We begin our analysis by noting "[t]he crime of escape as defined in section 871 is entirely statutory and . . . that section must be strictly construed. [Citation.]" ( In re Steven E. (1991) 229 Cal.App.3d 1162, 1166 [ 280 Cal.Rptr. 540].)
The plain language of section 871 does not include escapes while on home furloughs from county juvenile facilities. In contrast, section 1768.7, subdivision (a), which relates to escapes from the Youth Authority, expressly covers failures to return to that facility while on furlough. The Penal Code has a similar provision for adult offenders. (2) "`"`Where a statute, with reference to one subject contains a given provision, the omission of such provision from a similar statute concerning a related subject . . . is significant to show that a different intention existed.'"' [Citations.]" ( Williams v. County of San Joaquin (1990) 225 Cal.App.3d 1326, 1332 [ 275 Cal.Rptr. 302].) We must assume the Legislature was aware of the other escape statutes which specifically provide for escape while on, or returning from, furlough.
Section 1768.7, subdivision (a) states: "Any person committed to the authority who escapes or attempts to escape from the institution or facility in which he or she is confined, who escapes or attempts to escape while being conveyed to or from such an institution or facility, who escapes or attempts to escape while outside or away from such an institution or facility under custody of Youth Authority officials, officers, or employees, or who, with intent to abscond from the custody of the Youth Authority, fails to return to such an institution or facility at the prescribed time while outside or away from the institution or facility on furlough or temporary release, is guilty of a felony."
Penal Code section 4532. Our holding expresses no opinion with respect to escape statutes relating to adult offenders.

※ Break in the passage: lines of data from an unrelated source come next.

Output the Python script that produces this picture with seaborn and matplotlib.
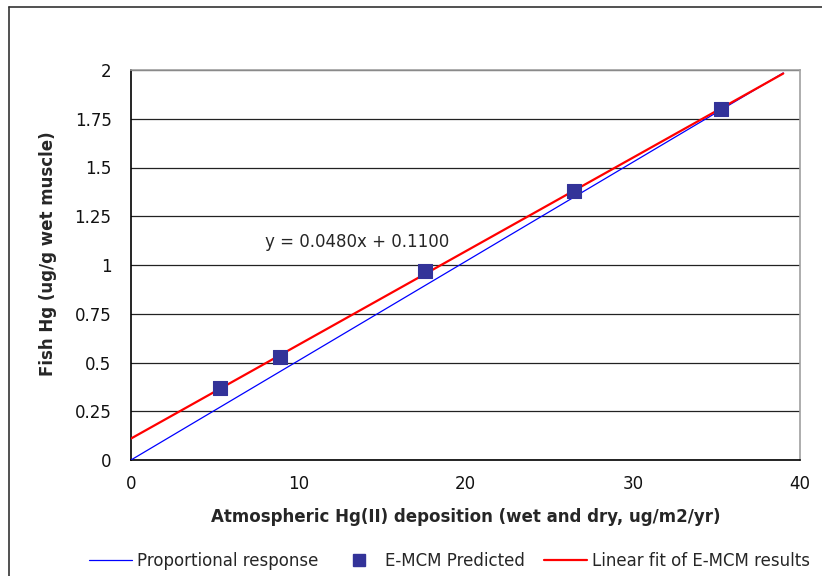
import numpy as np
import pandas as pd
import seaborn as sns
import matplotlib.pyplot as plt
from matplotlib.ticker import MultipleLocator
from matplotlib.lines import Line2D

# E-MCM predicted points (deposition vs fish Hg)
deposition = [5.3, 8.9, 17.6, 26.5, 35.3]
fish_hg = [0.37, 0.53, 0.97, 1.38, 1.80]

# line endpoints
prop_x = [0, 39]
prop_y = [0, 1.985]
fit_x = [0, 39]
fit_y = [0.11, 1.982]

sns.set_style("white")
plt.rcParams['font.family'] = ['DejaVu Sans']

fig = plt.figure(figsize=(8.22, 5.76), dpi=100)
ax = fig.add_axes([131 / 822, 1 - 460 / 576, 669 / 822, 390 / 576])

df = pd.DataFrame({"x": deposition, "y": fish_hg})

# lines first, then markers on top
sns.lineplot(x=prop_x, y=prop_y, ax=ax, color="#0000ff", linewidth=0.9, zorder=3)
sns.lineplot(x=fit_x, y=fit_y, ax=ax, color="#ff0000", linewidth=1.6, zorder=4)
sns.scatterplot(data=df, x="x", y="y", ax=ax, marker="s", s=95, color="#333399",
                edgecolor="#333399", zorder=5)

ax.set_xlim(0, 40)
ax.set_ylim(0, 2)
ax.xaxis.set_major_locator(MultipleLocator(10))
ax.xaxis.set_minor_locator(MultipleLocator(5))
ax.set_yticks([0, 0.25, 0.5, 0.75, 1, 1.25, 1.5, 1.75, 2])
ax.set_yticklabels(["0", "0.25", "0.5", "0.75", "1", "1.25", "1.5", "1.75", "2"])

ax.grid(axis="y", color="#222222", linewidth=0.9)
ax.set_axisbelow(True)
ax.tick_params(axis="both", which="both", direction="out", length=6, width=1,
               color="black", labelsize=12, labelcolor="#111111", pad=8)
ax.tick_params(axis="x", which="minor", length=4)
ax.tick_params(axis="x", which="major", length=5, pad=6)

for side in ["left", "bottom"]:
    ax.spines[side].set_color("black")
    ax.spines[side].set_linewidth(1.2)
for side in ["top", "right"]:
    ax.spines[side].set_visible(True)
    ax.spines[side].set_color("#a0a0a0")
    ax.spines[side].set_linewidth(1.2)

ax.set_xlabel("Atmospheric Hg(II) deposition (wet and dry, ug/m2/yr)",
              fontsize=12, fontweight="bold")
ax.set_ylabel("Fish Hg (ug/g wet muscle)", fontsize=12, fontweight="bold")
ax.xaxis.set_label_coords(0.5, -0.124)
ax.yaxis.set_label_coords(-0.11, 0.528)

ax.text(8.0, 1.12, "y = 0.0480x + 0.1100", fontsize=12, va="center", ha="left")

# legend at bottom of figure
handles = [
    Line2D([], [], color="#0000ff", linewidth=0.9),
    Line2D([], [], color="#333399", marker="s", linestyle="none", markersize=8),
    Line2D([], [], color="#ff0000", linewidth=1.6),
]
labels = ["Proportional response", "E-MCM Predicted", "Linear fit of E-MCM results"]
fig.legend(handles, labels, loc="center left", bbox_to_anchor=(0.09, 1 - 561 / 576),
           ncol=3, frameon=False, fontsize=12, handlelength=2.6, handletextpad=0.3,
           columnspacing=1.1)

# outer frame (cut off on right and bottom like the original)
fig.add_artist(Line2D([9 / 822, 9 / 822], [0, 1 - 7 / 576], transform=fig.transFigure,
                      color="#333333", linewidth=1.2))
fig.add_artist(Line2D([9 / 822, 1], [1 - 7 / 576, 1 - 7 / 576], transform=fig.transFigure,
                      color="#333333", linewidth=1.2))

fig.savefig("out.png", dpi=100)
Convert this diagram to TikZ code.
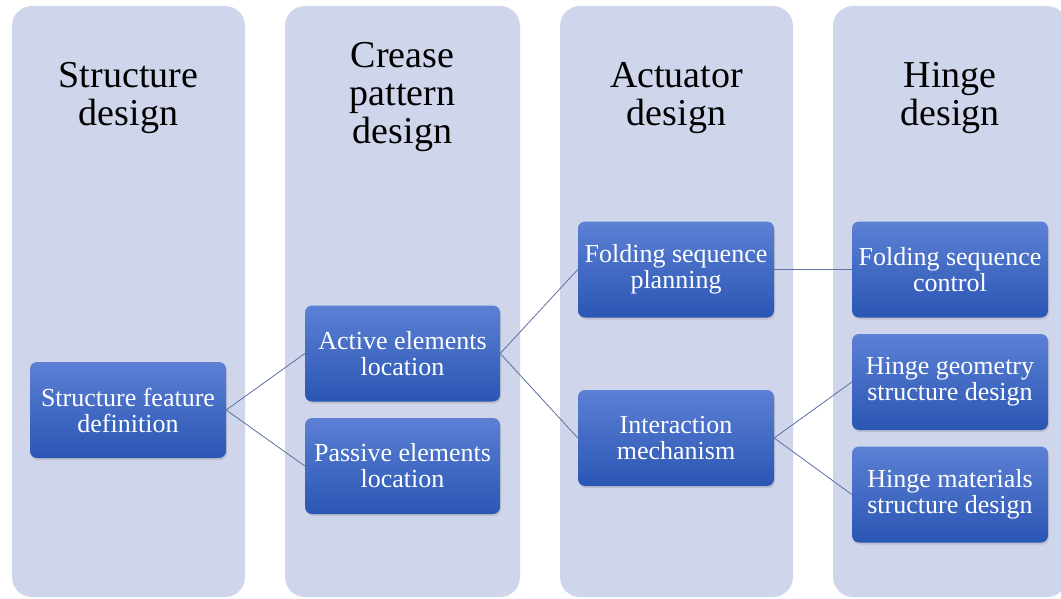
\documentclass[tikz,border=0pt]{standalone}
\usepackage{fontspec}
\setmainfont{Liberation Serif}
\usepackage{xcolor}
\usetikzlibrary{positioning, shadows, calc}

\definecolor{colfill}{RGB}{207,213,234}
\definecolor{blktop}{RGB}{92,128,212}
\definecolor{blkmid}{RGB}{62,104,196}
\definecolor{blkbot}{RGB}{42,86,180}
\definecolor{lnkcol}{RGB}{92,112,162}

\begin{document}
\begin{tikzpicture}[
  x=1pt, y=-1pt,
  col/.style={fill=colfill, draw=none, rounded corners=20pt},
  hdr/.style={align=center, font=\fontsize{38}{38}\selectfont, inner sep=0pt},
  blk/.style={rounded corners=7pt, minimum width=196pt, minimum height=96pt, align=center,
    text=white, font=\fontsize{26}{26}\selectfont, top color=blktop, middle color=blkmid,
    bottom color=blkbot, draw=none, inner sep=2pt,
    drop shadow={opacity=0.25, shadow xshift=1pt, shadow yshift=-2pt}},
  lnk/.style={draw=lnkcol, line width=0.8pt},
]
\useasboundingbox (0,0) rectangle (1061,599);
\fill[white] (0,0) rectangle (1061,599);
% Columns
\fill[col] (12,6) rectangle (245,597);
\fill[col] (285,6) rectangle (520,597);
\fill[col] (560,6) rectangle (793,597);
\fill[col] (833,6) rectangle (1067,597);
% Headers
\node[hdr] (h1) at (128.5,98) {Structure\\design};
\node[hdr] (h2) at (402.5,97) {Crease\\pattern\\design};
\node[hdr] (h3) at (676.5,98) {Actuator\\design};
\node[hdr] (h4) at (950,98) {Hinge\\design};
% Stage 1
\node[blk] (sfd) at (128,410) {Structure feature\\definition};
% Stage 2
\node[blk, minimum width=195pt] (ael) at (402.5,353.5) {Active elements\\location};
\node[blk, minimum width=195pt] (pel) at (402.5,466) {Passive elements\\location};
% Stage 3
\node[blk] (fsp) at (676,269.5) {Folding sequence\\planning};
\node[blk] (im) at (676,438) {Interaction\\mechanism};
% Stage 4
\node[blk] (fsc) at (950,269.5) {Folding sequence\\control};
\node[blk] (hgs) at (950,382) {Hinge geometry\\structure design};
\node[blk] (hms) at (950,494.5) {Hinge materials\\structure design};
% Links
\draw[lnk] (sfd.east) -- (ael.west);
\draw[lnk] (sfd.east) -- (pel.west);
\draw[lnk] (ael.east) -- (fsp.west);
\draw[lnk] (ael.east) -- (im.west);
\draw[lnk] (fsp.east) -- (fsc.west);
\draw[lnk] (im.east) -- (hgs.west);
\draw[lnk] (im.east) -- (hms.west);
\end{tikzpicture}
\end{document}
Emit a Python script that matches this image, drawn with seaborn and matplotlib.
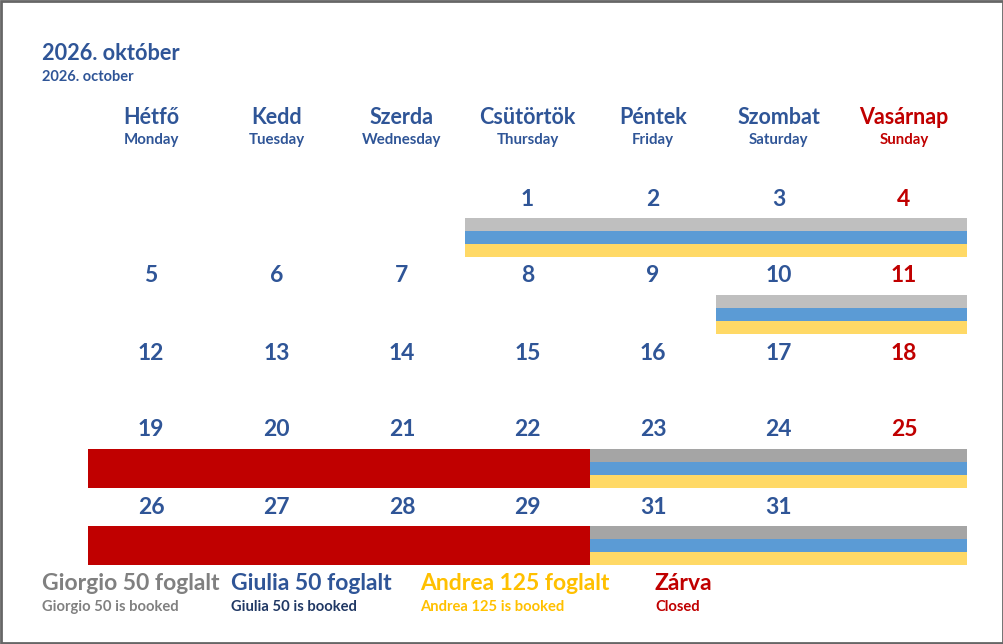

(3) "Both the Legislature and the electorate by the initiative process are deemed to be aware of laws in effect at the time they enact new laws and are conclusively presumed to have enacted the laws in light of existing laws having direct bearing upon them. [Citations.]" ( 225 Cal.App.3d 1332.) In 1985, the Legislature amended section 871 and declined to add language to include furloughs or home releases. Accordingly, we must presume it intended not to punish failures to return from temporary releases or furloughs through section 871 (1b) Respondent maintains section 871 does include this type of escape because Thanh was in the constructive custody of Los Pinos Conservation Camp. He relies on In re Ernest M. (1977) 71 Cal.App.3d 890 [ 139 Cal.Rptr. 773], where a juvenile escaped from a residential treatment facility operated by the Catholic Church. In that case, the court concluded the juvenile "was constructively `under the custody of a probation officer in a county juvenile hall.'" ( Id. at p. 894.) In upholding the escape charge, the court reasoned section 871 should be construed "in a commonsense manner to effect the legislative objectives and promote justice. [Citations.]" ( Ibid.)
Thanh argues Ernest M. is inapplicable and that section 871 "[b]y its plain wording . . . does not contemplate an escape from one's own home. . . ." ( In re Michael D. (1989) 214 Cal.App.3d 1610, 1615 [ 264 Cal.Rptr. 476].) We agree. Recent cases applying the statute have limited its application to situations specifically provided for in section 871; that is, where the escape occurs while the minor is in the actual custody of a probation officer in a county juvenile facility. ( In re Michael D., supra, 214 Cal.App.3d 1610; In re Steven E., supra, 229 Cal.App.3d 1162.) The effect has been to restrict the constructive custody principle to the facts of In re Ernest M.
In In re Michael D., this court first distinguished Ernest M. and refused to apply the constructive custody principle. Michael D. had been committed to the Youth Guidance Center for 30 days and, after serving part of that time, was released to his parents' home under a home confinement program. While his parents were away, the minor left and did not return until the next day, violating the terms of the program. The trial court found he had escaped under section 871 ( In re Michael D., supra, 214 Cal.App.3d at p. 1614.) We reversed and held constructive custody applied in Ernest M. because the facility, in that case, was "an authorized substitute for the usual county juvenile institutions" while the same could not be said for the minor's home. ( Id. at p. 1615.)
Similarly, in In re Steven E., supra, 229 Cal.App.3d at page 1167, the Court of Appeals held section 871 did not encompass an escape from an out-of-county licensed group home. The court applied a strict reading of the section and concluded that "[i]f the Legislature intends to punish youths who escape from group homes which are not county institutions, it can easily so provide." ( Ibid.)
Together these cases demonstrate a strict interpretation of the statute and an unwillingness to apply the constructive custody principle except in narrowly limited circumstances. The Legislature is the proper body to determine which placements fall under section 871 Although it seems clear Thanh has violated his furlough release agreement, section 871 does not address that violation. "`[I]n the absence of a statute authorizing punishment for such act by any prisoner . . . there would be no legal authorization for maintaining a prosecution against a prisoner for such conduct.' [Citation.]" ( People v. Martinez (1987) 188 Cal.App.3d 1254, 1260 [ 233 Cal.Rptr. 877].)
(4) We also find no merit in the People's argument that Thanh escaped during transportation back to Los Pinos. Thanh never appeared at the pickup site and there is no indication he ever intended to go to the site when he left his parents' house. The People offer no support, nor do we find any, for the position that transportation back to a facility begins before a prisoner is picked up.
The judgment is reversed.
Sills, P.J., and Crosby, J., concurred.